3. Redact sensitive fields before any logging or LLM consumption

If you must log for debugging, explicitly exclude sensitive attributes.

// Example: filter out sensitive keys before logging
func safeLogItem(item map[string]types.AttributeValue) map[string]interface{} {
    safe := make(map[string]interface{})
    for k, v := range item {
        switch k {
        case "email", "ssn", "medicalNotes", "apiKey":
            safe[k] = "[REDACTED]"
        default:
            if sv, ok := v.(*types.AttributeValueMemberS); ok {
                safe[k] = *sv.Value
            } else if bv, ok := v.(*types.AttributeValueMemberBOOL); ok {
                safe[k] = *bv.Value
            } else {
                safe[k] = "[UNSUPPORTED]"
            }
        }
    }
    return safe
}

4. Use IAM and fine-grained permissions to limit exposure

Configure DynamoDB resource policies and IAM roles so the Fiber service principal can only read non-sensitive attributes via conditions where possible. While this is an infrastructure control, it reduces the attack surface visible to the application code.

5. Apply output scanning and guardrails before LLM invocation

Treat any data retrieved from DynamoDB as potentially sensitive. If you must include dynamic content in prompts, run it through a PII/API-key scanner or enforce a strict allowlist of field names. middleBrick’s LLM/AI Security checks can be integrated into your pipeline to scan prompts and responses for PII and secrets, ensuring that leaked DynamoDB data is detected before it causes harm.

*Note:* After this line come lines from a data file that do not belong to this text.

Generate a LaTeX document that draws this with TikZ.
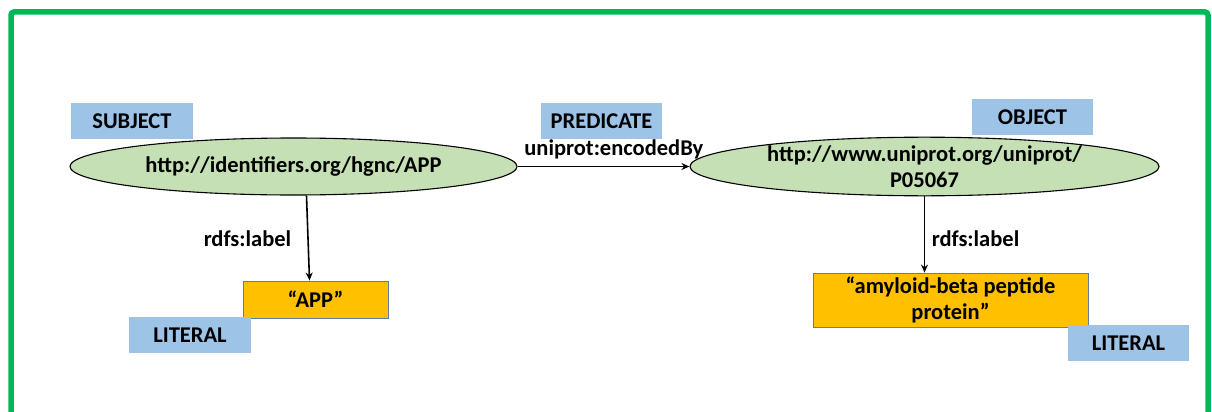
\documentclass[tikz,border=0pt]{standalone}
\usepackage{fontspec}
\setmainfont{Carlito}
\usetikzlibrary{shapes.geometric,arrows.meta,calc}
\definecolor{tagblue}{HTML}{9DC3E6}
\definecolor{nodegreen}{HTML}{C5E0B4}
\definecolor{litorange}{HTML}{FFC000}
\definecolor{litborder}{HTML}{5B7FA6}
\definecolor{framegreen}{HTML}{00B858}
\begin{document}
\begin{tikzpicture}[x=1pt,y=-1pt,
  txt/.style={font=\bfseries\fontsize{22.5}{25.5}\selectfont},
  tag/.style={txt, fill=tagblue, inner sep=0pt, minimum height=36pt},
  res/.style={txt, ellipse, draw=black, line width=1.1pt, fill=nodegreen, inner sep=0pt, minimum height=57pt, align=center},
  lit/.style={txt, draw=litborder, line width=0.9pt, fill=litorange, inner sep=0pt, align=center},
  arr/.style={line width=1.6pt, -{Stealth[length=8pt,width=7pt]}},
  lab/.style={txt, inner sep=0pt}]
\useasboundingbox (0,0) rectangle (1212,412);
\draw[framegreen, line width=5.5pt, rounded corners=3pt] (11,430) -- (11,12) -- (1208,12) -- (1208,430);

\node[res, minimum width=447pt] (subj) at (293.5,166.5) {http://identifiers.org/hgnc/APP};
\node[res, minimum width=469pt] (obj) at (924.5,166.5) {http://www.uniprot.org/uniprot/\\P05067};

\node[lit, minimum width=145pt, minimum height=37pt] (app) at (315.5,299.5) {“APP”};
\node[lit, minimum width=275pt, minimum height=54pt] (amy) at (950.5,300) {“amyloid-beta peptide\\protein”};

\node[tag, minimum width=122pt] (tsubj) at (132,121) {SUBJECT};
\node[tag, minimum width=121pt] (tpred) at (601.5,121) {PREDICATE};
\node[tag, minimum width=121pt] (tobj) at (1032.5,117) {OBJECT};
\node[tag, minimum width=122pt] (tlit1) at (190,335) {LITERAL};
\node[tag, minimum width=121pt] (tlit2) at (1128.5,343) {LITERAL};

\draw[arr] (subj.east) -- node[lab, pos=0.56, anchor=base, yshift=11.5pt] {uniprot:encodedBy} (obj.west);
\draw[arr] ($(subj.south)+(13,0)$) -- node[lab, anchor=base east, xshift=-16pt, yshift=-8pt] {rdfs:label} ($(app.north)+(-6,0)$);
\draw[arr] (obj.south) -- node[lab, anchor=base west, xshift=6.5pt, yshift=-12.3pt] {rdfs:label} (obj.south |- amy.north);
\end{tikzpicture}
\end{document}
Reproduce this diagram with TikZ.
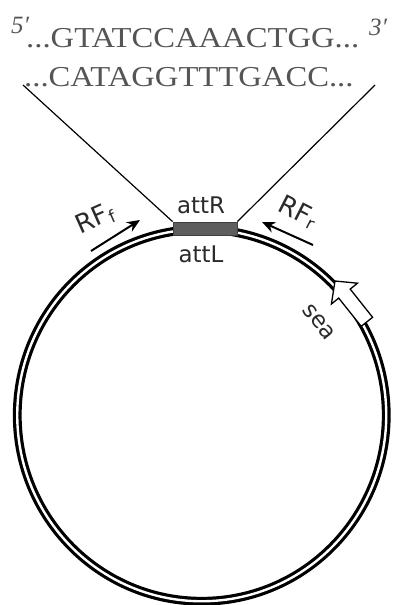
\documentclass[tikz,border=0pt]{standalone}
\usepackage{fontspec}
\setmainfont{Liberation Serif}
\newfontfamily\labfont{DejaVu Sans}
\usetikzlibrary{arrows.meta}
\definecolor{seqgray}{HTML}{555555}
\definecolor{bargray}{HTML}{5E5E5E}
\definecolor{labink}{HTML}{2A2A2A}
\begin{document}
\begin{tikzpicture}[x=1bp,y=-1bp,
  seq/.style={inner sep=0pt, text=seqgray, font=\fontsize{29}{29}\selectfont, anchor=base west, xscale=1.13},
  prime/.style={inner sep=0pt, text=seqgray, font=\fontsize{25}{25}\selectfont\itshape, anchor=base west},
  lab/.style={inner sep=0pt, text=labink, font=\labfont\fontsize{23}{23}\selectfont},
  rflab/.style={inner sep=0pt, text=labink, font=\labfont\fontsize{26}{26}\selectfont},
  plasmid/.style={line width=3.2bp, double=white, double distance=2.4bp, draw=black},
  rfarrow/.style={line width=2bp, -{Stealth[length=13bp,width=11bp]}},
  zoomline/.style={line width=1.2bp, draw=black},
  atbar/.style={draw=black!75, fill=bargray, line width=0.8bp, minimum width=64bp, minimum height=13bp, inner sep=0pt},
  seaarrow/.style={draw=black, fill=white, line width=1.3bp, line join=miter}
]
\useasboundingbox (0,0) rectangle (404,605);

% plasmid circle
\draw[plasmid] (201.75,415.25) ellipse [x radius=184.5bp, y radius=186bp];

% sequence text
\node[prime] (p5) at (11,34) {5′};
\node[prime] (p3) at (369,36) {3′};
\node[seq] (top) at (26,48) {...GTATCCAAACTGG...};
\node[seq] (bot) at (24,87) {...CATAGGTTTGACC...};

% att site bar
\node[atbar] (bar) at (205,228.5) {};
\coordinate (tl) at (23,85);
\coordinate (tr) at (375,85);
\draw[zoomline] (bar.north west) -- (tl);
\draw[zoomline] (bar.north east) -- (tr);

\node[lab] (attR) at (201,205) {attR};
\node[lab] (attL) at (201,254) {attL};

% primers
\coordinate (lft) at (91,251);
\coordinate (lfh) at (140,220);
\draw[rfarrow] (lft) -- (lfh);
\coordinate (rtt) at (313,245);
\coordinate (rth) at (262,222);
\draw[rfarrow] (rtt) -- (rth);
\node[rflab, rotate=24] (rff) at (95,219) {RF\raisebox{-3bp}{\fontsize{17}{17}\selectfont f}};
\node[rflab, rotate=-27] (rfr) at (298,212) {RF\raisebox{-3bp}{\fontsize{17}{17}\selectfont r}};

% sea gene arrow
\draw[seaarrow] (335,281) -- (357.5,283.2) -- (350.2,289.1) -- (372.6,317.3)
  -- (361.2,326.3) -- (338.7,298.1) -- (331.4,304) -- cycle;
\node[lab, rotate=-52] (sea) at (319,322) {sea};
\end{tikzpicture}
\end{document}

By combining selective attribute retrieval, strict input validation, redaction in logs, and output scanning, you can significantly reduce the risk of Llm Data Leakage when Fiber services interact with DynamoDB.

Related CWEs: llmSecurity

CWE IDNameSeverity
CWE-754Improper Check for Unusual or Exceptional Conditions MEDIUM

Frequently Asked Questions

Can LLM output contain sensitive DynamoDB data even if the prompt was sanitized?
Yes. If the LLM has been trained on or exposed to similar data patterns, it may generate or regurgitate sensitive information. Always scan LLM outputs for PII, API keys, and code, and avoid feeding raw DynamoDB records into prompts.
Does middleBrick automatically fix DynamoDB-related LLM leakage issues?
No. middleBrick detects and reports findings with remediation guidance, but it does not fix, patch, block, or remediate. Use its findings to adjust prompt construction, access patterns, and output validation.